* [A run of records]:
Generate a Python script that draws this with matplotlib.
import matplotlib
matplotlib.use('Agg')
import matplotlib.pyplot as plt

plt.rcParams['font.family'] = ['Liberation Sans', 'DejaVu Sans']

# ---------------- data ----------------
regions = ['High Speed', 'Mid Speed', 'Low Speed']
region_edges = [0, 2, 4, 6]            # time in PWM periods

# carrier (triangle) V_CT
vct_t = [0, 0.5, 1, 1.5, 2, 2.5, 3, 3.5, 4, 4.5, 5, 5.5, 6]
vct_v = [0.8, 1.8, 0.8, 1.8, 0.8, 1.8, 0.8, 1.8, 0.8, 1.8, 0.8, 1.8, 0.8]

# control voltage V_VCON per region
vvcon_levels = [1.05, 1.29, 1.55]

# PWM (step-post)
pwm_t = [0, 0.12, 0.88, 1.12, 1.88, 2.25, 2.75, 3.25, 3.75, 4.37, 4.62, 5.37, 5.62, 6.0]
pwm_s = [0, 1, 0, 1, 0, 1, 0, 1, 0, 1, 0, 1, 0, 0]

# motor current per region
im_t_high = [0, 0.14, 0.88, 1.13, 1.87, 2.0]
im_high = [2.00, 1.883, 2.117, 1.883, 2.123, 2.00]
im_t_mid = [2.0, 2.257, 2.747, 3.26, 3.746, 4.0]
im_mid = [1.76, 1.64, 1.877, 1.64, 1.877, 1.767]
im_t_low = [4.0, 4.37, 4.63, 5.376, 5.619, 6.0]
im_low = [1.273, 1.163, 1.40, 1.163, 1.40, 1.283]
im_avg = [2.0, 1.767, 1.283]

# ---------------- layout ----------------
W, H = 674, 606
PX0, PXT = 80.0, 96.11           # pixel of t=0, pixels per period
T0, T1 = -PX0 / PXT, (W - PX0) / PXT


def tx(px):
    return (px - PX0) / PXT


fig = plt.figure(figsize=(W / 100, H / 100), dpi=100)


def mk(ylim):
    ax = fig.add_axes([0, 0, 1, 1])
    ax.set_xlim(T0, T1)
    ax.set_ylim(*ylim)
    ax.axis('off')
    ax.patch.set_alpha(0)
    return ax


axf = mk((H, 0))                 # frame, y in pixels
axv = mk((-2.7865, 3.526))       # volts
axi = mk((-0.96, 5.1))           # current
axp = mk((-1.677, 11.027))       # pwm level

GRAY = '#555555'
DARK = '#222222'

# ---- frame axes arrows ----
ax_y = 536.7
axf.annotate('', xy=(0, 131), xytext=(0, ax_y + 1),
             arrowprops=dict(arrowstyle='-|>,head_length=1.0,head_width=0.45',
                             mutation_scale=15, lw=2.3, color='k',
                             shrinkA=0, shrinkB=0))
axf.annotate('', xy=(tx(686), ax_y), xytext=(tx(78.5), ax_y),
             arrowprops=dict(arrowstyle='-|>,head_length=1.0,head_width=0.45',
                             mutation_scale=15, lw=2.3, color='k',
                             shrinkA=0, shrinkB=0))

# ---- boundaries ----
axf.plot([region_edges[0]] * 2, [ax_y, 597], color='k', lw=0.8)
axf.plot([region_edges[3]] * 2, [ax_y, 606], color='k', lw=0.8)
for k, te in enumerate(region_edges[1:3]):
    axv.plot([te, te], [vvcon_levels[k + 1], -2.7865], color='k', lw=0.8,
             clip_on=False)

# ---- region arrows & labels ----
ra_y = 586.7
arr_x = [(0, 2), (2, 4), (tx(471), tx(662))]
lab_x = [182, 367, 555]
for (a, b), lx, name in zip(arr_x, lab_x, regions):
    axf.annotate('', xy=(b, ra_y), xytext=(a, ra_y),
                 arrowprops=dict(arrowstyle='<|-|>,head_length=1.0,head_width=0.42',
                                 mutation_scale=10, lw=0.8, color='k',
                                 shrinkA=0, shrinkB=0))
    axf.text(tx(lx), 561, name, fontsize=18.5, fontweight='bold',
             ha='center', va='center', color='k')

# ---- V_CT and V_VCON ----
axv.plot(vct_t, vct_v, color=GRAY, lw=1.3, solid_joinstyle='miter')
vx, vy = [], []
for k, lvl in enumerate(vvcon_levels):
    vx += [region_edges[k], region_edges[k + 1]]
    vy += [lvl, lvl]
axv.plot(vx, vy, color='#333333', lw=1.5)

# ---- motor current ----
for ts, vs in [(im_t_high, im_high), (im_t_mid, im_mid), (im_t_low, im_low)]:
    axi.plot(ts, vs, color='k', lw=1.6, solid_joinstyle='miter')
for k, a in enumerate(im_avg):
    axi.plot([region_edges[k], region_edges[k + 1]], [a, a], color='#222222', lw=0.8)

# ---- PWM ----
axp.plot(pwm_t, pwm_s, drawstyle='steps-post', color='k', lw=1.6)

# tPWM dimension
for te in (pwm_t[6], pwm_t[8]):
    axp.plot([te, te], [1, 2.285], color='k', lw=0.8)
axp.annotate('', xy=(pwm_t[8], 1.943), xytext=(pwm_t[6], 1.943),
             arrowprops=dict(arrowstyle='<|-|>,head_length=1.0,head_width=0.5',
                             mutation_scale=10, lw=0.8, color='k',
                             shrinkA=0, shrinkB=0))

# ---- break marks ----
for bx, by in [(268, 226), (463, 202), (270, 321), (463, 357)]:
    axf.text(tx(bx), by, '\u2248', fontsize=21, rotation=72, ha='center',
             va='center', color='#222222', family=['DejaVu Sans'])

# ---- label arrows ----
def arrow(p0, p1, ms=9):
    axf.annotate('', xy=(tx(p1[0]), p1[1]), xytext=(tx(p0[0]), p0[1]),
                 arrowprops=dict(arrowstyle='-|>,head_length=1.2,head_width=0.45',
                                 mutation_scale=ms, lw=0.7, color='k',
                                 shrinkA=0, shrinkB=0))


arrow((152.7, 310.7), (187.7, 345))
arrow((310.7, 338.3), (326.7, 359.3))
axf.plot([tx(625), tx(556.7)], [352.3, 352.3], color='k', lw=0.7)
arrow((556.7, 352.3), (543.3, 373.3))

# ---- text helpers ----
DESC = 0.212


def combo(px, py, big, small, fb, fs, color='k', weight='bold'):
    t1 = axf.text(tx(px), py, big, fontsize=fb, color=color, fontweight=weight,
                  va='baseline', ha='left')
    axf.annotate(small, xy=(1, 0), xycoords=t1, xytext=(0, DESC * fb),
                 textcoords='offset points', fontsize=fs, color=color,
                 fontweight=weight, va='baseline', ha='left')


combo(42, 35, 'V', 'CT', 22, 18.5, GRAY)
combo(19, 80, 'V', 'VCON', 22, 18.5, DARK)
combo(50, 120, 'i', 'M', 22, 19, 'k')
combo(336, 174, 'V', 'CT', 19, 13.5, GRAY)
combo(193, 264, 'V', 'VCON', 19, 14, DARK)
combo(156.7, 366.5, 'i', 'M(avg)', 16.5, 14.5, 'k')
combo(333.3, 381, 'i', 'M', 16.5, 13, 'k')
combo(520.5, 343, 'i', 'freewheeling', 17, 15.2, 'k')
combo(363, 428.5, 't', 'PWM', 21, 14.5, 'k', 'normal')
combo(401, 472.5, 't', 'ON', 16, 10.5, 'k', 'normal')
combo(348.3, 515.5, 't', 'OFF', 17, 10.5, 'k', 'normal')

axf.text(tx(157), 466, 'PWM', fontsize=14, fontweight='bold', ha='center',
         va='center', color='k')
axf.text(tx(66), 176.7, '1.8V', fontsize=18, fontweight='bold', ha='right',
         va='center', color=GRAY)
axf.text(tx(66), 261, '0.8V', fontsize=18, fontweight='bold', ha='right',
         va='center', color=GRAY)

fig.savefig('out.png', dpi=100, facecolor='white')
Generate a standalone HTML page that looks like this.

* [Stated task]: Repeat the data verbatim.

* [Result of this exercise]:
Generate a Python script that draws this with matplotlib.
import matplotlib
matplotlib.use('Agg')
import matplotlib.pyplot as plt

plt.rcParams['font.family'] = ['Liberation Sans', 'DejaVu Sans']

# ---------------- data ----------------
regions = ['High Speed', 'Mid Speed', 'Low Speed']
region_edges = [0, 2, 4, 6]            # time in PWM periods

# carrier (triangle) V_CT
vct_t = [0, 0.5, 1, 1.5, 2, 2.5, 3, 3.5, 4, 4.5, 5, 5.5, 6]
vct_v = [0.8, 1.8, 0.8, 1.8, 0.8, 1.8, 0.8, 1.8, 0.8, 1.8, 0.8, 1.8, 0.8]

# control voltage V_VCON per region
vvcon_levels = [1.05, 1.29, 1.55]

# PWM (step-post)
pwm_t = [0, 0.12, 0.88, 1.12, 1.88, 2.25, 2.75, 3.25, 3.75, 4.37, 4.62, 5.37, 5.62, 6.0]
pwm_s = [0, 1, 0, 1, 0, 1, 0, 1, 0, 1, 0, 1, 0, 0]

# motor current per region
im_t_high = [0, 0.14, 0.88, 1.13, 1.87, 2.0]
im_high = [2.00, 1.883, 2.117, 1.883, 2.123, 2.00]
im_t_mid = [2.0, 2.257, 2.747, 3.26, 3.746, 4.0]
im_mid = [1.76, 1.64, 1.877, 1.64, 1.877, 1.767]
im_t_low = [4.0, 4.37, 4.63, 5.376, 5.619, 6.0]
im_low = [1.273, 1.163, 1.40, 1.163, 1.40, 1.283]
im_avg = [2.0, 1.767, 1.283]

# ---------------- layout ----------------
W, H = 674, 606
PX0, PXT = 80.0, 96.11           # pixel of t=0, pixels per period
T0, T1 = -PX0 / PXT, (W - PX0) / PXT


def tx(px):
    return (px - PX0) / PXT


fig = plt.figure(figsize=(W / 100, H / 100), dpi=100)


def mk(ylim):
    ax = fig.add_axes([0, 0, 1, 1])
    ax.set_xlim(T0, T1)
    ax.set_ylim(*ylim)
    ax.axis('off')
    ax.patch.set_alpha(0)
    return ax


axf = mk((H, 0))                 # frame, y in pixels
axv = mk((-2.7865, 3.526))       # volts
axi = mk((-0.96, 5.1))           # current
axp = mk((-1.677, 11.027))       # pwm level

GRAY = '#555555'
DARK = '#222222'

# ---- frame axes arrows ----
ax_y = 536.7
axf.annotate('', xy=(0, 131), xytext=(0, ax_y + 1),
             arrowprops=dict(arrowstyle='-|>,head_length=1.0,head_width=0.45',
                             mutation_scale=15, lw=2.3, color='k',
                             shrinkA=0, shrinkB=0))
axf.annotate('', xy=(tx(686), ax_y), xytext=(tx(78.5), ax_y),
             arrowprops=dict(arrowstyle='-|>,head_length=1.0,head_width=0.45',
                             mutation_scale=15, lw=2.3, color='k',
                             shrinkA=0, shrinkB=0))

# ---- boundaries ----
axf.plot([region_edges[0]] * 2, [ax_y, 597], color='k', lw=0.8)
axf.plot([region_edges[3]] * 2, [ax_y, 606], color='k', lw=0.8)
for k, te in enumerate(region_edges[1:3]):
    axv.plot([te, te], [vvcon_levels[k + 1], -2.7865], color='k', lw=0.8,
             clip_on=False)

# ---- region arrows & labels ----
ra_y = 586.7
arr_x = [(0, 2), (2, 4), (tx(471), tx(662))]
lab_x = [182, 367, 555]
for (a, b), lx, name in zip(arr_x, lab_x, regions):
    axf.annotate('', xy=(b, ra_y), xytext=(a, ra_y),
                 arrowprops=dict(arrowstyle='<|-|>,head_length=1.0,head_width=0.42',
                                 mutation_scale=10, lw=0.8, color='k',
                                 shrinkA=0, shrinkB=0))
    axf.text(tx(lx), 561, name, fontsize=18.5, fontweight='bold',
             ha='center', va='center', color='k')

# ---- V_CT and V_VCON ----
axv.plot(vct_t, vct_v, color=GRAY, lw=1.3, solid_joinstyle='miter')
vx, vy = [], []
for k, lvl in enumerate(vvcon_levels):
    vx += [region_edges[k], region_edges[k + 1]]
    vy += [lvl, lvl]
axv.plot(vx, vy, color='#333333', lw=1.5)

# ---- motor current ----
for ts, vs in [(im_t_high, im_high), (im_t_mid, im_mid), (im_t_low, im_low)]:
    axi.plot(ts, vs, color='k', lw=1.6, solid_joinstyle='miter')
for k, a in enumerate(im_avg):
    axi.plot([region_edges[k], region_edges[k + 1]], [a, a], color='#222222', lw=0.8)

# ---- PWM ----
axp.plot(pwm_t, pwm_s, drawstyle='steps-post', color='k', lw=1.6)

# tPWM dimension
for te in (pwm_t[6], pwm_t[8]):
    axp.plot([te, te], [1, 2.285], color='k', lw=0.8)
axp.annotate('', xy=(pwm_t[8], 1.943), xytext=(pwm_t[6], 1.943),
             arrowprops=dict(arrowstyle='<|-|>,head_length=1.0,head_width=0.5',
                             mutation_scale=10, lw=0.8, color='k',
                             shrinkA=0, shrinkB=0))

# ---- break marks ----
for bx, by in [(268, 226), (463, 202), (270, 321), (463, 357)]:
    axf.text(tx(bx), by, '\u2248', fontsize=21, rotation=72, ha='center',
             va='center', color='#222222', family=['DejaVu Sans'])

# ---- label arrows ----
def arrow(p0, p1, ms=9):
    axf.annotate('', xy=(tx(p1[0]), p1[1]), xytext=(tx(p0[0]), p0[1]),
                 arrowprops=dict(arrowstyle='-|>,head_length=1.2,head_width=0.45',
                                 mutation_scale=ms, lw=0.7, color='k',
                                 shrinkA=0, shrinkB=0))


arrow((152.7, 310.7), (187.7, 345))
arrow((310.7, 338.3), (326.7, 359.3))
axf.plot([tx(625), tx(556.7)], [352.3, 352.3], color='k', lw=0.7)
arrow((556.7, 352.3), (543.3, 373.3))

# ---- text helpers ----
DESC = 0.212


def combo(px, py, big, small, fb, fs, color='k', weight='bold'):
    t1 = axf.text(tx(px), py, big, fontsize=fb, color=color, fontweight=weight,
                  va='baseline', ha='left')
    axf.annotate(small, xy=(1, 0), xycoords=t1, xytext=(0, DESC * fb),
                 textcoords='offset points', fontsize=fs, color=color,
                 fontweight=weight, va='baseline', ha='left')


combo(42, 35, 'V', 'CT', 22, 18.5, GRAY)
combo(19, 80, 'V', 'VCON', 22, 18.5, DARK)
combo(50, 120, 'i', 'M', 22, 19, 'k')
combo(336, 174, 'V', 'CT', 19, 13.5, GRAY)
combo(193, 264, 'V', 'VCON', 19, 14, DARK)
combo(156.7, 366.5, 'i', 'M(avg)', 16.5, 14.5, 'k')
combo(333.3, 381, 'i', 'M', 16.5, 13, 'k')
combo(520.5, 343, 'i', 'freewheeling', 17, 15.2, 'k')
combo(363, 428.5, 't', 'PWM', 21, 14.5, 'k', 'normal')
combo(401, 472.5, 't', 'ON', 16, 10.5, 'k', 'normal')
combo(348.3, 515.5, 't', 'OFF', 17, 10.5, 'k', 'normal')

axf.text(tx(157), 466, 'PWM', fontsize=14, fontweight='bold', ha='center',
         va='center', color='k')
axf.text(tx(66), 176.7, '1.8V', fontsize=18, fontweight='bold', ha='right',
         va='center', color=GRAY)
axf.text(tx(66), 261, '0.8V', fontsize=18, fontweight='bold', ha='right',
         va='center', color=GRAY)

fig.savefig('out.png', dpi=100, facecolor='white')
Generate a standalone HTML page that looks like this.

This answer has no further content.